In 2008, Haytko-Paoa was honored with the University’s Willard Wilson Distinguished Service Award that recognizes one person in the UH system each year.
“Others in the system saw how hard we were all working over here on Molokai,” said Haytko-Paoa. “That was a nice affirmation that Molokai means something, that we are important.”
In November, she got another confirmation of her hard work over the last 30 years.
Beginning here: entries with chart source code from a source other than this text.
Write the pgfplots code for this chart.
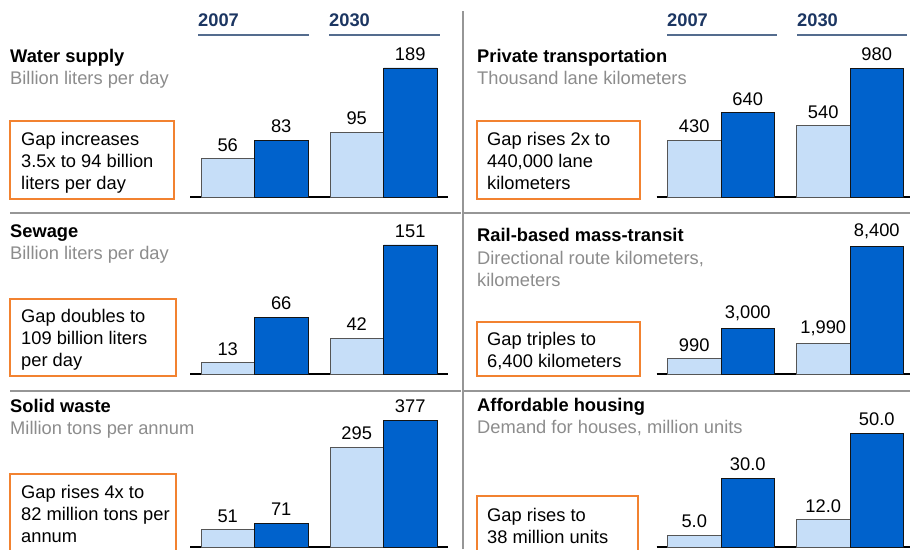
\documentclass[border=0pt]{standalone}
\usepackage{pgfplots}
\pgfplotsset{compat=1.18}
\usepackage{fontspec}
\setmainfont{Liberation Sans}

\definecolor{lightbar}{RGB}{198,222,248}
\definecolor{darkbar}{RGB}{0,98,204}
\definecolor{lightedge}{RGB}{85,85,85}
\definecolor{darkedge}{RGB}{20,20,20}
\definecolor{boxorange}{RGB}{242,130,48}
\definecolor{subgray}{RGB}{140,140,140}
\definecolor{rulegray}{RGB}{150,150,150}
\definecolor{headnavy}{RGB}{28,54,98}
\definecolor{headline}{RGB}{84,108,142}
\newcommand{\ft}{\fontsize{18.3}{22}\selectfont}

\pgfplotsset{
  panel/.style={
    scale only axis, width=258pt, anchor=south west,
    xmin=-0.5, xmax=1.5, ymin=0,
    ybar=0pt, bar width=53.5pt,
    axis x line=bottom, axis y line=none,
    x axis line style={-, line width=2.6pt, black},
    xtick=\empty, ytick=\empty, clip=false,
    nodes near coords, point meta=explicit symbolic,
    every node near coord/.append style={font=\ft, inner sep=0pt, yshift=7pt},
  },
  light/.style={fill=lightbar, draw=lightedge, line width=0.9pt},
  dark/.style={fill=darkbar, draw=darkedge, line width=0.9pt},
}

\tikzset{
  ttl/.style={anchor=base west, inner sep=0pt, font=\ft\bfseries},
  sub/.style={anchor=base west, inner sep=0pt, font=\ft, text=subgray},
  txt/.style={anchor=base west, inner sep=0pt, font=\ft},
  hd/.style={anchor=base west, inner sep=0pt, font=\ft\bfseries, text=headnavy},
  gapbox/.style={draw=boxorange, line width=1.3pt},
}

\begin{document}
\begin{tikzpicture}
\clip (0pt,0pt) rectangle (910pt,549pt);
\path[use as bounding box] (0pt,0pt) rectangle (910pt,549pt);

% column headers
\node[hd] at (198pt,522.5pt) {2007};
\node[hd] at (329pt,522.5pt) {2030};
\node[hd] at (667pt,522.5pt) {2007};
\node[hd] at (797pt,522.5pt) {2030};
\draw[headline, line width=1.2pt] (198pt,514pt) -- (309pt,514pt);
\draw[headline, line width=1.2pt] (329pt,514pt) -- (440pt,514pt);
\draw[headline, line width=1.2pt] (667pt,514pt) -- (777pt,514pt);
\draw[headline, line width=1.2pt] (797pt,514pt) -- (907pt,514pt);

% dividers
\draw[rulegray, line width=1.2pt] (463pt,0pt) -- (463pt,538pt);
\draw[rulegray, line width=1.2pt] (10pt,336pt) -- (461pt,336pt);
\draw[rulegray, line width=1.2pt] (463pt,336pt) -- (910pt,336pt);
\draw[rulegray, line width=1.2pt] (10pt,158pt) -- (461pt,158pt);
\draw[rulegray, line width=1.2pt] (463pt,158pt) -- (910pt,158pt);

% titles and units
\node[ttl] at (10pt,486pt) {Water supply};
\node[sub] at (10pt,464pt) {Billion liters per day};
\node[ttl] at (477pt,486pt) {Private transportation};
\node[sub] at (477pt,464pt) {Thousand lane kilometers};
\node[ttl] at (10pt,311pt) {Sewage};
\node[sub] at (10pt,289pt) {Billion liters per day};
\node[ttl] at (477pt,307pt) {Rail-based mass-transit};
\node[sub] at (477pt,284pt) {Directional route kilometers,};
\node[sub] at (477pt,262pt) {kilometers};
\node[ttl] at (10pt,136pt) {Solid waste};
\node[sub] at (10pt,114pt) {Million tons per annum};
\node[ttl] at (477pt,137pt) {Affordable housing};
\node[sub] at (477pt,115pt) {Demand for houses, million units};

% gap boxes
\draw[gapbox] (10pt,350pt) rectangle (174pt,428pt);
\node[txt] at (21pt,403pt) {Gap increases};
\node[txt] at (21pt,381pt) {3.5x to 94 billion};
\node[txt] at (21pt,359pt) {liters per day};

\draw[gapbox] (477pt,350pt) rectangle (640pt,428pt);
\node[txt] at (487pt,403pt) {Gap rises 2x to};
\node[txt] at (487pt,381pt) {440,000 lane};
\node[txt] at (487pt,359pt) {kilometers};

\draw[gapbox] (10pt,173pt) rectangle (176pt,250pt);
\node[txt] at (21pt,226pt) {Gap doubles to};
\node[txt] at (21pt,204pt) {109 billion liters};
\node[txt] at (21pt,182pt) {per day};

\draw[gapbox] (477pt,173pt) rectangle (640pt,227pt);
\node[txt] at (487pt,203pt) {Gap triples to};
\node[txt] at (487pt,181pt) {6,400 kilometers};

\draw[gapbox] (10pt,-11pt) rectangle (176pt,75pt);
\node[txt] at (21pt,51pt) {Gap rises 4x to};
\node[txt] at (21pt,29pt) {82 million tons per};
\node[txt] at (21pt,7pt) {annum};

\draw[gapbox] (477pt,-11pt) rectangle (638pt,53pt);
\node[txt] at (487pt,28pt) {Gap rises to};
\node[txt] at (487pt,6pt) {38 million units};

% bar panels
\begin{axis}[panel, at={(190pt,352pt)}, height=129pt, ymax=189]
\addplot[light] coordinates {(0,56) [56] (1,95) [95]};
\addplot[dark] coordinates {(0,83) [83] (1,189) [189]};
\end{axis}

\begin{axis}[panel, at={(656.5pt,352pt)}, height=129pt, ymax=980]
\addplot[light] coordinates {(0,430) [430] (1,540) [540]};
\addplot[dark] coordinates {(0,640) [640] (1,980) [980]};
\end{axis}

\begin{axis}[panel, at={(190pt,175pt)}, height=129pt, ymax=151]
\addplot[light] coordinates {(0,13) [13] (1,42) [42]};
\addplot[dark] coordinates {(0,66) [66] (1,151) [151]};
\end{axis}

\begin{axis}[panel, at={(656.5pt,175pt)}, height=128pt, ymax=8400]
\addplot[light] coordinates {(0,990) [990] (1,1990) [{1,990}]};
\addplot[dark] coordinates {(0,3000) [{3,000}] (1,8400) [{8,400}]};
\end{axis}

\begin{axis}[panel, at={(190pt,2pt)}, height=127pt, ymax=377]
\addplot[light] coordinates {(0,51) [51] (1,295) [295]};
\addplot[dark] coordinates {(0,71) [71] (1,377) [377]};
\end{axis}

\begin{axis}[panel, at={(656.5pt,2pt)}, height=114pt, ymax=50]
\addplot[light] coordinates {(0,5) [5.0] (1,12) [12.0]};
\addplot[dark] coordinates {(0,30) [30.0] (1,50) [50.0]};
\end{axis}
\end{tikzpicture}
\end{document}
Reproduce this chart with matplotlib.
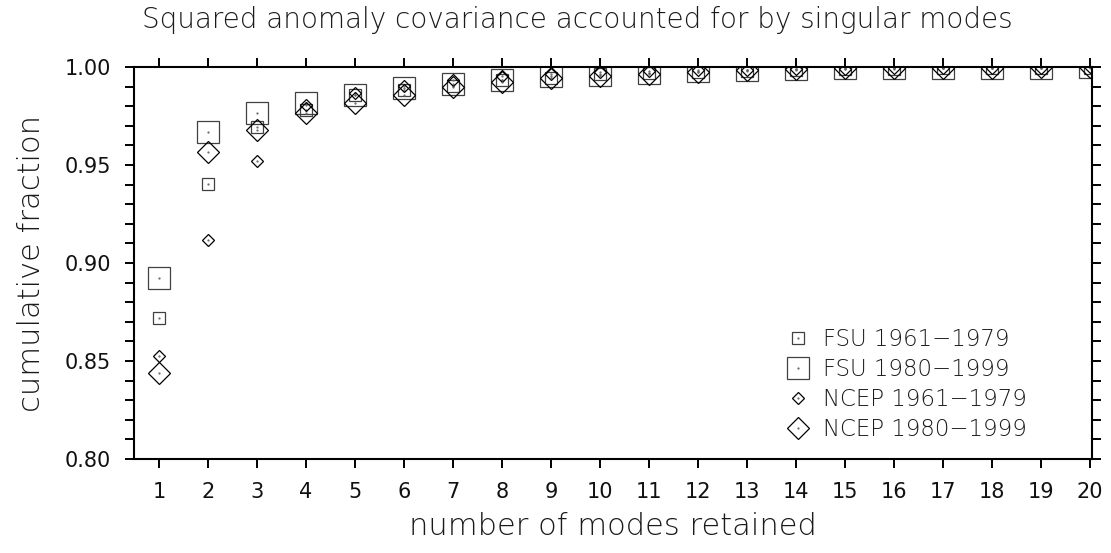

In commemoration of the 50th anniversary of UH’s community colleges, UH recognized 50 individuals for its 50 Finest Award – a one-time honor that selected among any of the individuals, programs and services at all the community college campuses in the last 50 years – a pool of thousands.
Haytko-Paoa was named among the honorees.
“’50 Finest’ award [was] given to those who have significantly contributed to the growth and innovation of the community colleges over the years,” states the UH Community Colleges website.
It was a fitting way to close her career as Molokai coordinator.
“She always seemed to enjoy herself, she always had a smile on her face and an open door for everyone,” said Bennett, who taught math at the college until 2012 and now instructs ceramics.
Now, Haytko-Paoa said she plans to enjoy her retirement, with a bucket-list that includes a ski trip in Colorado with her sister, a family Iron Man race in June, and following her Hokulea-captain husband as he continues sailing with the vessel’s Worldwide Voyage this year.
Mel, who retired from his job as a paramedic in 2013, joked that they’re working to get to know each again.
“It’s hard having to look at each other 24 hours a day,” he chuckled mischievously, admitting that he’s proud of all she’s accomplished. “All my kids are college grads – that’s from their mother’s side!”
Always an educator at heart, Haytko-Paoa also plans to still teach part-time at the college as a political science professor.
“That’s the fun part!” she laughed. “I can still connect with students and stay involved – that’s pure satisfaction.”